In a sense this is completely the opposite to Biden’s approach of talking to trading partners without offering agreements. In terms of outcome, both approaches at the very least cause enhanced uncertainty. 

Whether turmoil under Trump or stasis under Biden, it seems likely that trade barriers will rise rather than fall.  

A question of WTO survival 

Washington’s discontent about the WTO was palpable before the Trump years. 

The Obama administration wielded the first US veto of an appellate body member. During Trump’s time in office the entire appellate body was blocked off. 

The Section 232 steel and aluminium tariffs were successfully challenged in Geneva by US trading partner. The Biden administration rejected the findings.  

There are serious arguments to suggest that Biden’s Inflation Reduction Act is inconsistent with the Subsidies and Countervailing Measures Agreement because of domestic content requirements. If a WTO dispute was raised on this matter, it is hard to see any future US administration accepting a negative outcome. 

There is now bipartisan pressure in the US to remove Most-Favoured Nation treatment from China. Quite conceivably either a second Trump or Biden administration could take this step. 

Under both Trump and Biden there has at least been some engagement with WTO reform efforts.

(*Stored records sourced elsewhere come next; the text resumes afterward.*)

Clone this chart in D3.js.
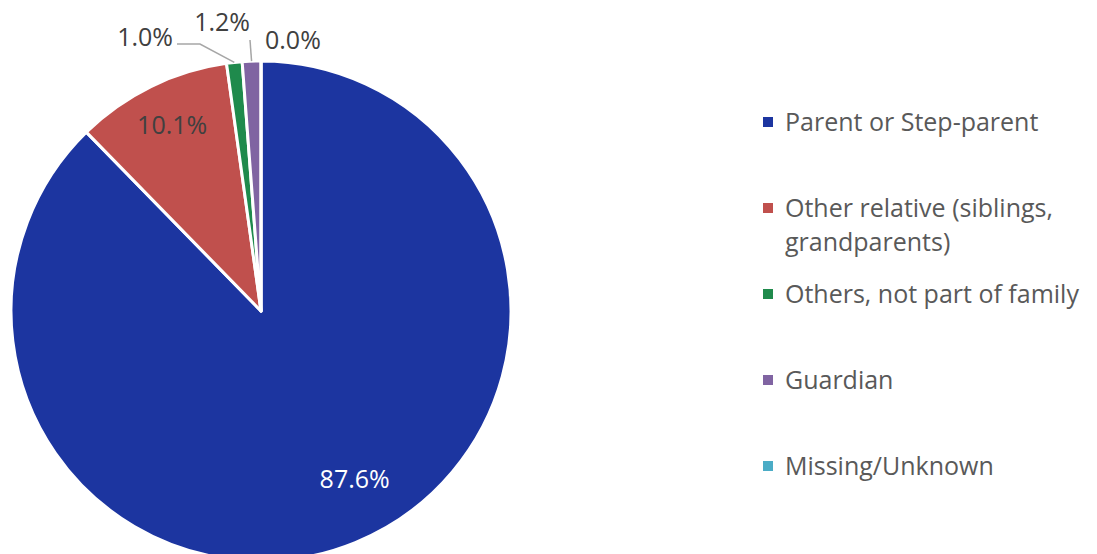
<!DOCTYPE html>
<html>
<head>
<meta charset="utf-8">
<script src="https://cdn.jsdelivr.net/npm/d3@7"></script>
<style>
  html, body { margin: 0; padding: 0; background: #fff; }
  svg { display: block; }
  text { font-family: "Open Sans", "Noto Sans", sans-serif; }
</style>
</head>
<body>
<svg id="chart" width="1097" height="554"></svg>
<script>
// Who the young people live with (share of total, %)
const categories = [
  "Parent or Step-parent",
  "Other relative (siblings, grandparents)",
  "Others, not part of family",
  "Guardian",
  "Missing/Unknown"
];
const values = [87.6, 10.1, 1.0, 1.2, 0.0];
const labels = ["87.6%", "10.1%", "1.0%", "1.2%", "0.0%"];
const legendLines = [
  ["Parent or Step-parent"],
  ["Other relative (siblings,", "grandparents)"],
  ["Others, not part of family"],
  ["Guardian"],
  ["Missing/Unknown"]
];
const colors = ["#1c35a0", "#c0504d", "#1f8a4c", "#8064a2", "#4bacc6"];

const W = 1097, H = 554;
const cx = 261, cy = 311, R = 250;

const svg = d3.select("#chart");
const g = svg.append("g").attr("transform", `translate(${cx},${cy})`);

const pie = d3.pie().sort(null).value(d => d.value);
const arcs = pie(categories.map((c, i) => ({ name: c, value: values[i], i })));
const arc = d3.arc().innerRadius(0).outerRadius(R);

g.selectAll("path.slice")
  .data(arcs)
  .join("path")
  .attr("class", "slice")
  .attr("d", arc)
  .attr("fill", d => colors[d.data.i])
  .attr("stroke", "#fff")
  .attr("stroke-width", 3)
  .attr("stroke-linejoin", "round");

// polar helper: angle measured clockwise from 12 o'clock
const polar = (a, r) => [r * Math.sin(a), -r * Math.cos(a)];
const mid = d => (d.startAngle + d.endAngle) / 2;

// label placement: inside labels by (angle shift, radius); outside labels with leaders
const labelStyle = [
  { inside: true, da: -0.12, r: 193, color: "#ffffff" },
  { inside: true, da: 0.01, r: 206, color: "#404040" },
  { inside: false, elbow: [-61, -267], end: [-84, -267], anchor: "end", tx: -88, ty: -274 },
  { inside: false, elbow: [-11, -271], end: [-11, -271], anchor: "end", tx: -11, ty: -289 },
  { inside: false, noLeader: true, anchor: "start", tx: 4, ty: -271 }
];

const fs = 25;

arcs.forEach((d, k) => {
  const s = labelStyle[k];
  const a = mid(d);
  if (s.inside) {
    const [x, y] = polar(a + s.da, s.r);
    g.append("text")
      .attr("x", x).attr("y", y)
      .attr("dy", "0.35em")
      .attr("text-anchor", "middle")
      .attr("font-size", fs)
      .attr("fill", s.color)
      .text(labels[k]);
  } else {
    if (!s.noLeader) {
      const p0 = polar(a, R);
      g.append("polyline")
        .attr("points", [p0, s.elbow, s.end].map(p => p.join(",")).join(" "))
        .attr("fill", "none")
        .attr("stroke", "#a6a6a6")
        .attr("stroke-width", 1.5);
    }
    g.append("text")
      .attr("x", s.tx).attr("y", s.ty)
      .attr("dy", "0.35em")
      .attr("text-anchor", s.anchor)
      .attr("font-size", fs)
      .attr("fill", "#404040")
      .text(labels[k]);
  }
});

// legend
const legend = svg.append("g").attr("transform", "translate(763,122)");
const rowY = d3.scalePoint().domain(d3.range(categories.length)).range([0, 344]);
const item = legend.selectAll("g.item")
  .data(categories.map((c, i) => i))
  .join("g")
  .attr("class", "item")
  .attr("transform", i => `translate(0,${rowY(i)})`);

item.append("rect")
  .attr("x", 0).attr("y", -5)
  .attr("width", 10).attr("height", 10)
  .attr("fill", i => colors[i]);

item.append("text")
  .attr("x", 22)
  .attr("font-size", fs)
  .attr("fill", "#595959")
  .selectAll("tspan")
  .data(i => legendLines[i])
  .join("tspan")
  .attr("x", 22)
  .attr("y", (t, j) => j * 34)
  .attr("dy", "0.35em")
  .text(t => t);
</script>
</body>
</html>
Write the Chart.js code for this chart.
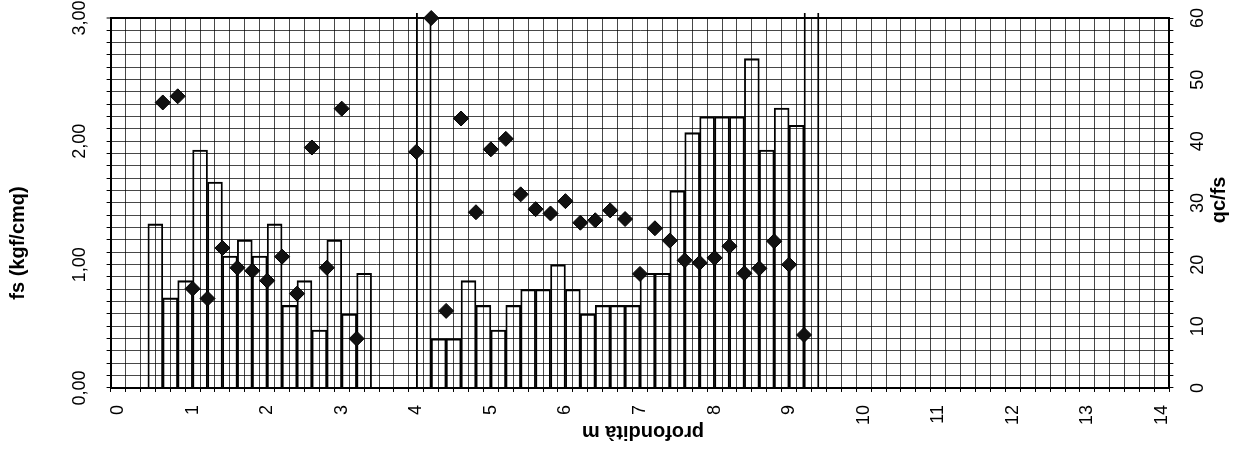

These have however gone nowhere. 

Meanwhile Lighthizer has proposed sweeping changes including a new global baseline for all tariffs and the end of preferential treatment under FTAs. 

Should these not happen he believes the US should be able to take any unilateral measures it deems fit to enforce its rights. 

Overall, the message is clear: the US will not feel bound by the obligations of WTO membership as others may see them.  

Still some checks on the US political system? 

What is typically forgotten in the planning for a new US president is that they often don’t have the power to do everything they promise. Constitutional issues such as the control of Congress over international trade matter to a certain degree, even with Donald Trump in the White House. 

What he says now may well not happen, even with a more united team than his first term. 

There is the possibility that Republicans actually lose control of the House of Representatives while Trump gains the Presidency.  

Any assumption that the party will completely do Trump’s bidding once in power may also not prove correct.  

Although these are in decline, there are still pro-trade Republicans. Even those sharing Trump’s views will have constituency interests that could go against the overall policy.  

Deals – domestic and international – may prevent the worst from happening under Trump.  

Inactivity under Biden may increase US demands for tougher measures targeting trading partners. 

Short of a miraculous resurrection of factory jobs across the US, however, trade seems likely to remain a scapegoat in the political discourse. Though China will take much of the blame, Europe will not be exempted. 

There is no particularly good outcome of the US presidential election for Europeans and other US trading partners.